Fish and Game endangered species coordinator Doug Vincent Lang says the state’s position is that the ESA listing is premature, that the beluga population is stabilized and has begun a slow increase. He says the policy laid out in the letter predates Cora Campbell and has been in place for three or four years. He says there’s a lot of disagreement within the department on various elements of what’s happening with the Cook Inlet beluga but those perspectives will be brought forward by the two state scientists and they must follow department mandates.
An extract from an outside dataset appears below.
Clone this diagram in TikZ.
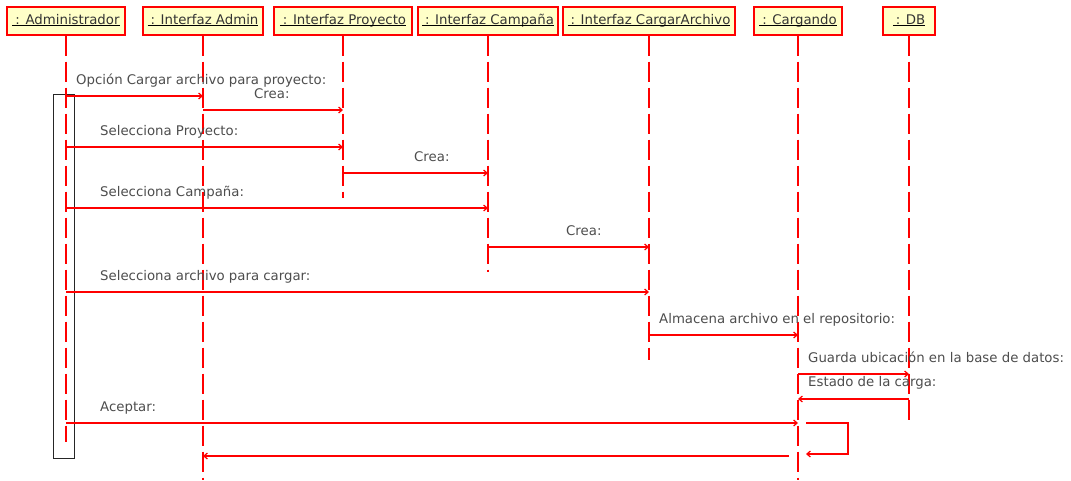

There are two panels involved in planning for the Cook Inlet Beluga’s recovery. One is a stakeholder panel that has state, oil and gas industry and NGOs represented on it. Campbell’s letter also raised concerns that the science panel meetings were closed to the stakeholders. She wrote that action ‘unnecessarily increases suspicions’. She urged the science panel to open its meetings to the stakeholder group. One of the stakeholder panel members, John Schoen worked for Fish and Game for 20 years. He now works for the Audubon Society. He says the stakeholder group is working together well and that is the proper place for the state’s views to be heard. But he says autonomous science is vital to the beluga recovery effort. In the 1980s, the Cook Inlet beluga population was around 1,300, currently the number is around 300. He says few scientists would argue that the whales are in a precarious position and could easily be driven into extinction.
At this point it’s not clear how the issue will be resolved. A meeting of the science panel is scheduled for April 12. The Marine Mammal Commission and Cook Inletkeeper also sent letters expressing strong reservations about the state’s position.